Stratford, Ontario, CA, pop. just over 30,000, seems at first blush indistinguishable from numberless charming small towns in the American Middle West: wide streets, few buildings taller than three stories, plenty of flora and pocket parks, churches and cafes and specialty shops galore. And friendly folks everywhere.
But on most nights from April through October, as well as many afternoons, Stratford comes to life in a unique way. The people begin to move. Always at an easy clip, but ineluctably in small groups that become ever larger, locals and tourists shuffle their way to any of four performance spaces in three scattered locations.
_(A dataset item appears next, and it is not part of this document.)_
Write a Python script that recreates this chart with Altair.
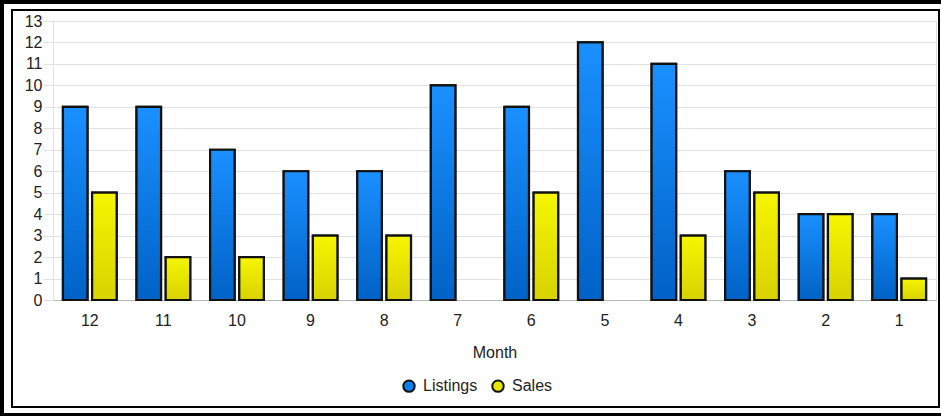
import altair as alt
import pandas as pd

months = [12, 11, 10, 9, 8, 7, 6, 5, 4, 3, 2, 1]
listings = [9, 9, 7, 6, 6, 10, 9, 12, 11, 6, 4, 4]
sales = [5, 2, 2, 3, 3, 0, 5, 0, 3, 5, 4, 1]
series = ["Listings", "Sales"]
flat_colors = ["#0a80ee", "#e6e600"]
y_ticks = list(range(0, 14))

rows = []
for m, l, s in zip(months, listings, sales):
    rows.append({"Month": str(m), "Series": "Listings", "Value": l})
    rows.append({"Month": str(m), "Series": "Sales", "Value": s})
df = pd.DataFrame(rows)

FONT = "Liberation Sans"
FS = 16
month_order = [str(m) for m in months]

x_enc = alt.X("Month:N", sort=month_order, title="Month",
              scale=alt.Scale(paddingInner=0.27, paddingOuter=0.135),
              axis=alt.Axis(labelAngle=0, labelFontSize=FS, labelColor="#222222",
                            labelFont=FONT, titleFont=FONT, titleFontSize=FS,
                            titleFontWeight="normal", titleColor="#222222",
                            ticks=False, domainColor="#b8b8b8", labelPadding=12,
                            titlePadding=16))
xoff_enc = alt.XOffset("Series:N", scale=alt.Scale(domain=series, paddingInner=0.16, paddingOuter=0))
y_enc = alt.Y("Value:Q", title=None,
              scale=alt.Scale(domain=[0, 13], nice=False),
              axis=alt.Axis(values=y_ticks, labelFontSize=FS, labelColor="#222222",
                            labelFont=FONT, tickSize=10, tickColor="#e2e2e2",
                            gridColor="#e2e2e2", domainColor="#e2e2e2",
                            labelPadding=1))

base = alt.Chart(df).transform_filter("datum.Value > 0")

legend_layer = base.mark_bar(stroke="#111111", strokeWidth=2.2).encode(
    x=x_enc, xOffset=xoff_enc, y=y_enc,
    color=alt.Color("Series:N", scale=alt.Scale(domain=series, range=flat_colors),
                    legend=alt.Legend(title=None, orient="none", direction="horizontal",
                                      legendX=348, legendY=357, symbolType="circle",
                                      symbolSize=130, symbolStrokeColor="#111111",
                                      symbolStrokeWidth=2, labelFont=FONT,
                                      labelFontSize=FS, labelColor="#222222",
                                      columnPadding=10, labelOffset=6)),
)

def grad(top, bottom):
    return alt.Gradient(gradient="linear",
                        stops=[alt.GradientStop(color=top, offset=0),
                               alt.GradientStop(color=bottom, offset=1)],
                        x1=0, x2=0, y1=0, y2=1)

blue_layer = base.transform_filter("datum.Series == 'Listings'").mark_bar(
    fill=grad("#1a90ff", "#0062c6"), stroke="#111111", strokeWidth=2.2
).encode(x=x_enc, xOffset=xoff_enc, y=y_enc)

yellow_layer = base.transform_filter("datum.Series == 'Sales'").mark_bar(
    fill=grad("#f6f600", "#d8d200"), stroke="#111111", strokeWidth=2.2
).encode(x=x_enc, xOffset=xoff_enc, y=y_enc)

frame_data = alt.Data(values=[{"k": 1}])
inner_frame = alt.Chart(frame_data).mark_rect(fill=None, stroke="#000000", strokeWidth=2).encode(
    x=alt.value(12 - 53), x2=alt.value(939 - 53), y=alt.value(10 - 21), y2=alt.value(407 - 21)
)
outer_frame = alt.Chart(frame_data).mark_rect(fill=None, stroke="#000000", strokeWidth=4).encode(
    x=alt.value(2 - 53), x2=alt.value(960 - 53), y=alt.value(2 - 21), y2=alt.value(415 - 21)
)

chart = alt.layer(legend_layer, blue_layer, yellow_layer, inner_frame, outer_frame).properties(
    width=883, height=279,
    autosize=alt.AutoSizeParams(type="none"),
    padding={"left": 53, "right": 5, "top": 21, "bottom": 116},
).configure_view(stroke=None).configure(background="white")

chart.save("out.html", embed_options={"renderer": "svg", "actions": False})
Talk about your “theater towns”: Stratford defines the term and has been doing so for 70 years, ever since the late journalist Tom Patterson (for whom one of the four buildings is named) persuaded distinguished director Sir Tyrone Guthrie to take up the reins of the regular celebration of Shakespeare that he felt his home town deserved, by virtue of name and inclination.
Until last week I had never visited the Festival, to my embarrassment. But a generous invitation from friends was something I couldn’t resist, and especially now when so many theatre institutions, particularly in the U.S., are so patently struggling to stay alive while recalibrating their mission to the art form and to their communities. This year alone the Stratford acting company, some 136 strong, was scheduled to perform 13 full-length plays in staggered rep for a total expected audience of well over 600,000. Clearly the Festival is in touch with its community, but how and why is it working? I hoped I would learn something and have a great time. Lo, both came to pass.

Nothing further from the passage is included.